St Paul, who saw himself as the least of the Apostles wrote the Christian community as Corinth, ‘ it is the weak things of this world that God has chosen to shame the strong, and the foolish ones to confound the wise and the ones that are not to reduce to nothing the things that are.’ Christ called Peter, Andrew, James and John, who were mending fishing nets, what could be more boring, to follow him into an unknown future.

In today’s gospel Jesus choose a blind beggar, an ignored, un-named man people walked by every day as they went to pray or offer sacrifice to be the opportunity, the challenge to the religious authorities of the temple to come to see Jesus for who he was. All to no avail. They banished this man whom they saw as an ignorant fraud, from the temple and so remained blind to the reality of Jesus, the light of the world. There are none so blind as those who will not see.

We may think we are of no importance, of no influence but God can use our littleness, our limitations to touch the lives of others. We have parishioners helping out at food banks and soup kitchens and meals on wheels. We have people from our parish visiting shut ins. We have little people doing so many little things that seem so unimportant. But, as the song sings, ‘little things mean a lot.’ We shouldn’t underestimate what God might call us to do. To quote Cardinal Newman;’ God has created me to do him some definite service; He committed some work to me which he has not committed to another. I have my mission. God has not created me for naught, he knows what he is about.

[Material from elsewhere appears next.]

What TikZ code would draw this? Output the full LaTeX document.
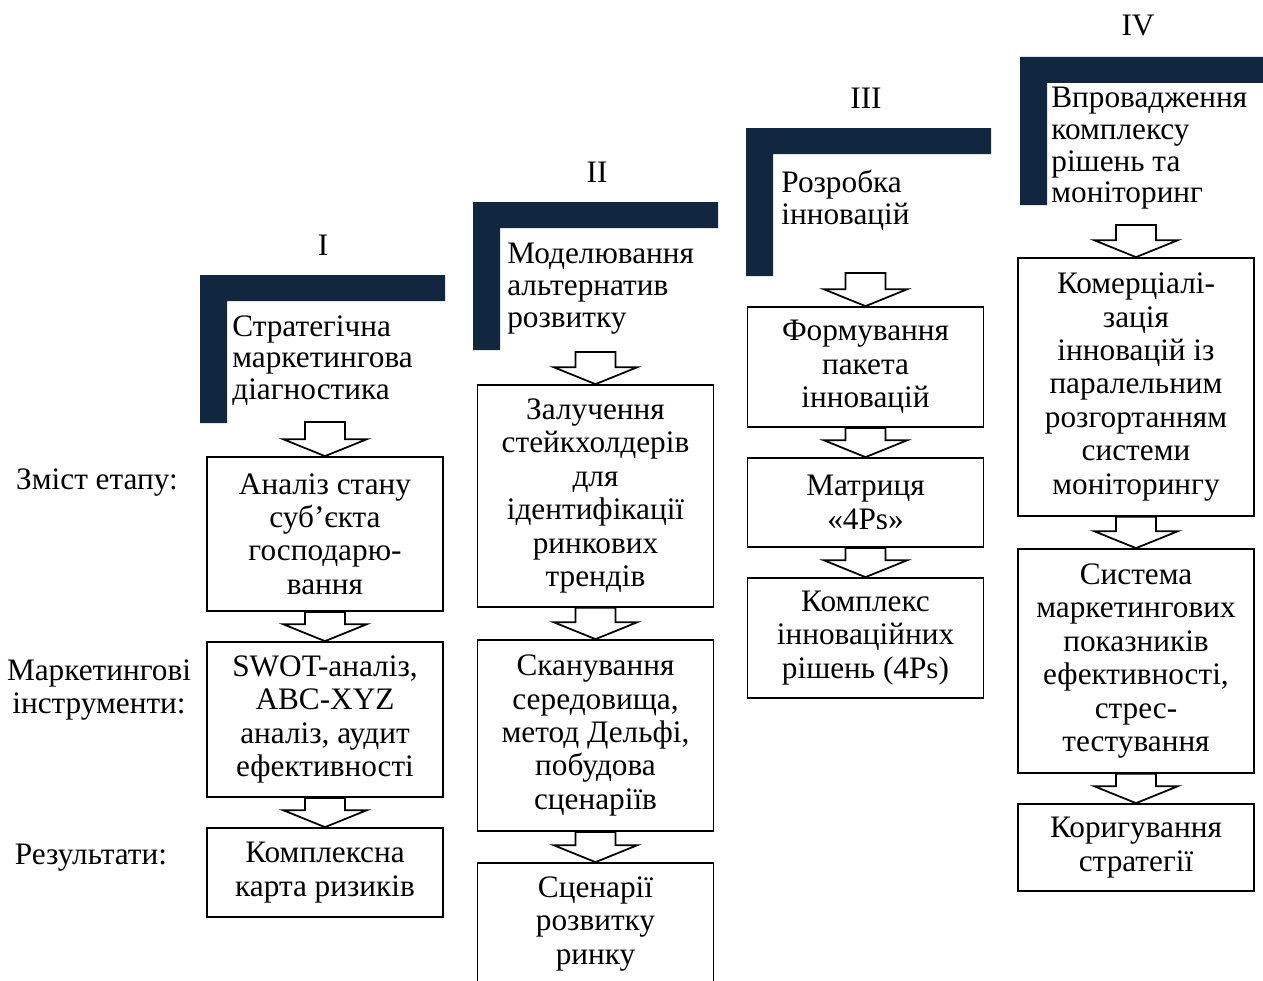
\documentclass[tikz,border=0pt]{standalone}
\usepackage{fontspec}
\setmainfont{Liberation Serif}
\usetikzlibrary{calc}
\definecolor{navy}{RGB}{17,39,64}

\tikzset{
  box/.style={draw, line width=1pt, minimum width=4.72cm, align=center, inner sep=2pt,
    font=\fontsize{17.8}{19}\selectfont},
  hdrtext/.style={anchor=north west, align=left, inner sep=0pt,
    font=\fontsize{17.8}{18}\selectfont},
  lbl/.style={align=center, inner sep=0pt, font=\fontsize{17.8}{19}\selectfont},
  hollow/.style={draw, line width=1pt, fill=white, line join=miter}
}

% block arrow from the point #1 down to the point #2
\newcommand{\hollowarrow}[2]{%
  \draw[hollow] let \p1=(#1), \p2=(#2) in
    (\x2-0.4cm,\y1) -- (\x2+0.4cm,\y1) -- (\x2+0.4cm,\y2+0.34cm) -- (\x2+0.84cm,\y2+0.34cm)
    -- (\x2,\y2) -- (\x2-0.84cm,\y2+0.34cm) -- (\x2-0.4cm,\y2+0.34cm) -- cycle;}

\begin{document}
\begin{tikzpicture}[x=0.02cm, y=-0.02cm]
  \clip (0,0) rectangle (1263,980);

  % stage headers
  \foreach \hx/\hy in {200/275, 473/202, 746/128, 1020/57}
    \fill[navy] (\hx,\hy) -- ++(245,0) -- ++(0,26) -- ++(-218,0) -- ++(0,122) -- ++(-27,0) -- cycle;

  \node[lbl] (n1) at (323,245) {I};
  \node[lbl] (n2) at (597,172) {II};
  \node[lbl] (n3) at (866,98) {III};
  \node[lbl] (n4) at (1138,25) {IV};

  \node[hdrtext] (t1) at (232,315) {Стратегічна\\маркетингова\\діагностика};
  \node[hdrtext] (t2) at (507,243) {Моделювання\\альтернатив\\розвитку};
  \node[hdrtext] (t3) at (781,170) {Розробка\\інновацій};
  \node[hdrtext] (t4) at (1051,87) {Впровадження\\комплексу\\рішень та\\моніторинг};

  \coordinate (h1) at (325,422);
  \coordinate (h2) at (595,352);
  \coordinate (h3) at (865,273);
  \coordinate (h4) at (1136,225);

  % row labels
  \node[lbl] (r1) at (97,483) {Зміст етапу:};
  \node[lbl] (r2) at (99,690) {Маркетингові\\інструменти:};
  \node[lbl] (r3) at (91,858) {Результати:};

  % column I
  \node[box, minimum height=3.08cm] (b11) at (325,534) {Аналіз стану\\суб’єкта\\господарю-\\вання};
  \node[box, minimum height=3.1cm] (b12) at (325,719.5) {SWOT-аналіз,\\ABC-XYZ\\аналіз, аудит\\ефективності};
  \node[box, minimum height=1.78cm] (b13) at (325,872.5) {Комплексна\\карта ризиків};

  % column II
  \node[box, minimum height=4.44cm] (b21) at (595.5,496) {Залучення\\стейкхолдерів\\для\\ідентифікації\\ринкових\\трендів};
  \node[box, minimum height=3.82cm] (b22) at (595.5,735.5) {Сканування\\середовища,\\метод Дельфі,\\побудова\\сценаріїв};
  \node[box, minimum height=2.44cm] (b23) at (595.5,924) {Сценарії\\розвитку\\ринку};

  % column III
  \node[box, minimum height=2.4cm] (b31) at (865.5,367) {Формування\\пакета\\інновацій};
  \node[box, minimum height=1.78cm] (b32) at (865.5,502.5) {Матриця\\«4Ps»};
  \node[box, minimum height=2.4cm] (b33) at (865.5,638) {Комплекс\\інноваційних\\рішень (4Ps)};

  % column IV
  \node[box, minimum height=5.16cm] (b41) at (1136,387) {Комерціалі-\\зація\\інновацій із\\паралельним\\розгортанням\\системи\\моніторингу};
  \node[box, minimum height=4.48cm] (b42) at (1136,661) {Система\\маркетингових\\показників\\ефективності,\\стрес-\\тестування};
  \node[box, minimum height=1.74cm] (b43) at (1136,847.5) {Коригування\\стратегії};

  % arrows
  \hollowarrow{h1}{b11.north}
  \hollowarrow{b11.south}{b12.north}
  \hollowarrow{b12.south}{b13.north}
  \hollowarrow{h2}{b21.north}
  \hollowarrow{b21.south}{b22.north}
  \hollowarrow{b22.south}{b23.north}
  \hollowarrow{h3}{b31.north}
  \hollowarrow{b31.south}{b32.north}
  \hollowarrow{b32.south}{b33.north}
  \hollowarrow{h4}{b41.north}
  \hollowarrow{b41.south}{b42.north}
  \hollowarrow{b42.south}{b43.north}
\end{tikzpicture}
\end{document}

This is true for each one of us. We may not feel very important or powerful or very wise but God has a project for each of us. It may be something important or something trivial but if we don’t do it, it won’t be done. We have within ourselves the power, the ability to act, to encourage, to support, to be there for someone who needs us. We are all given a voice to say ‘I’m sorry’, I forgive, and I am here for you, little words that can make a great difference to other people.

God is in the habit of asking weak and unimportant people to do great things and little things.

Will we have the generosity of the young man Samuel when God called him to service and answer ‘here I am Lord send me, and do whatever God calls us to do, no matter how trivial, how unimportant it may seem to me, it can make a great difference to others.